One of the players thought he had solved the case 20 minutes into the game and he was very upset to find out that he actually got the wrong weapon. Turns out, he was lucky enough to find the suspect and the motive early in the game, as he got multiple cards that ruled out different motive categories. The card that shouldn’t have been included also ended up in his hand and it made him cross all weapons he had left except for one, so it looked like he solved the case, but the weapon turned out to be the wrong one. Pay attention when building your deck and count the cards once more when you finish!
Thematically, writing notes down on your investigation sheet really makes you feel like a detective. This makes the experience different from Chronicles of Crime, where you use an app to play and place down cards on the table whenever you discover clues.
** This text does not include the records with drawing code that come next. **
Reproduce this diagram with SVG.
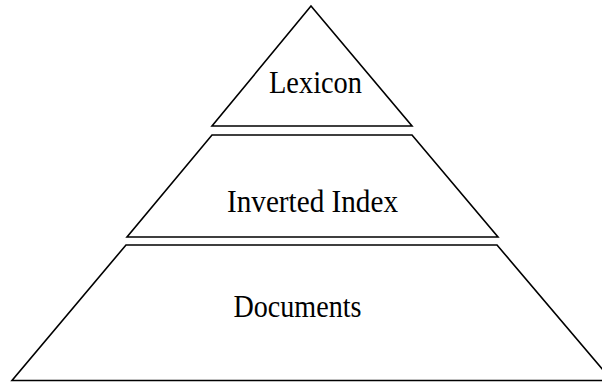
<svg xmlns="http://www.w3.org/2000/svg" width="602" height="382" viewBox="0 0 602 382">
<style>
.tier{fill:#fff;stroke:#000;stroke-width:1.6;stroke-linejoin:miter}
.lbl{font-family:"Liberation Serif","Times New Roman",serif;font-size:32px;fill:#000;text-anchor:middle}
</style>
<rect width="602" height="382" fill="#fff"/>
<g id="lexicon">
<polygon class="tier" points="311,6 412,126 212,126"/>
<text class="lbl" x="315.5" y="93" textLength="93" lengthAdjust="spacingAndGlyphs">Lexicon</text>
</g>
<g id="inverted-index">
<polygon class="tier" points="212,135 412,135 498,237 127,237"/>
<text class="lbl" x="312.5" y="212" textLength="171" lengthAdjust="spacingAndGlyphs">Inverted Index</text>
</g>
<g id="documents">
<polygon class="tier" points="126,245 497,245 612,380.5 12,380.5"/>
<text class="lbl" x="297.5" y="317" textLength="128" lengthAdjust="spacingAndGlyphs">Documents</text>
</g>
<g id="connectors"></g>
</svg>
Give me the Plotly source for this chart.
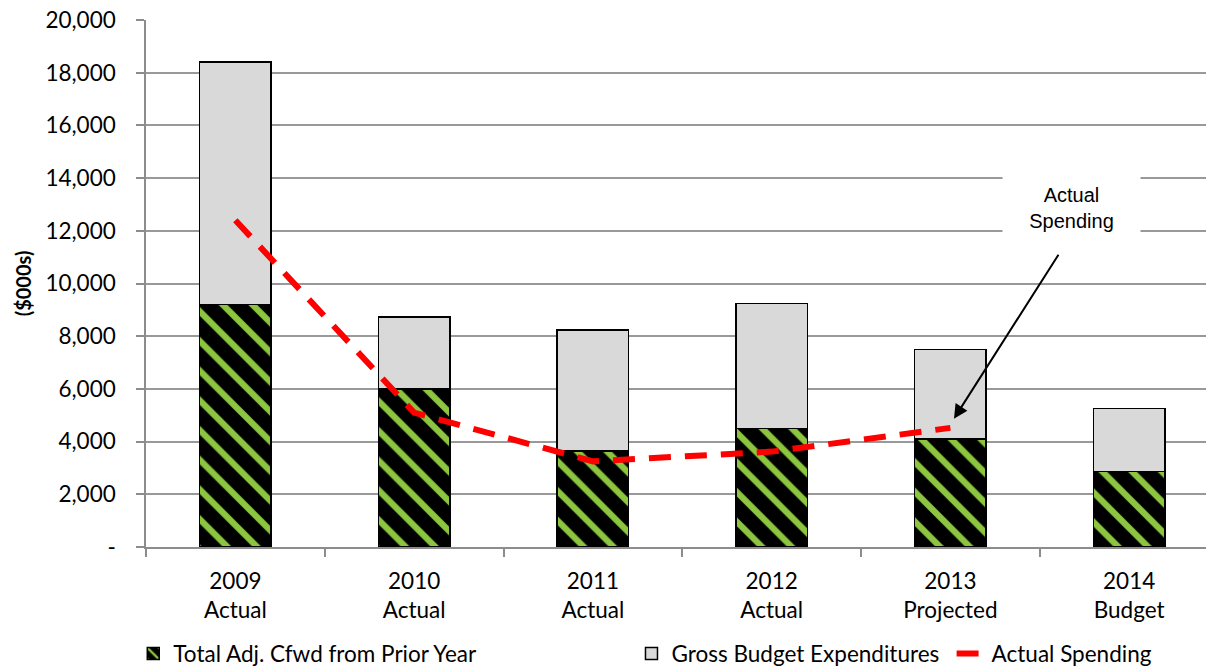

I also enjoy that Awkward Guests is not a co-op game and that players compete to solve the case and be the best detective. This reminded one of my friends of Cluedo, and he said that “Awkward Guests is Cluedo on steroids, it is what Cluedo failed to be for me”, and I totally agree with him.
I’ve played Awkward Guests at 1-5 players. While being very fun and challenging at all players counts, I especially enjoy it at 2 players. There are some rule changes to play this way, but the core of the game stays the same. At this player count, it feels even more like a race to find the suspect before your opponent. Unlike at higher player counts where you can keep on exchanging the same cards with the players to avoid giving them new information, at 2 players all exchanged cards are discarded, so you can never give back the same cards that you received and both players know almost the same things. This makes it very important to discard high-value cards at the end of a round so that your opponent won’t have access to that information.
Awkward Guests is exactly what I hoped it would be when my friend told me about it. I was looking for a game where you really feel like a detective when solving crimes and this one didn’t fail to provide that feeling. It is a great step up from Cluedo and Chronicles of Crime, requiring great deduction skills and a great deal of strategy to get the best out of your cards. Are you a fan of deduction games? Then Awkward Guests is right down your alley.
Megacorpin Games also just finished a Kickstarter campaign for their latest game called ScandalOh! that uses the same Brilliant Deck system as Awkward Guests. By the looks of it, the game seems just as fun as this one. I will make sure to follow it closely and keep you updated about it!
Designers: Ron Gonzalo Garcia
Publisher: Megacorpin Games
Time: 60 min
Times played: 14
Full disclosure: A copy of Awkward Guests was provided by the game publisher.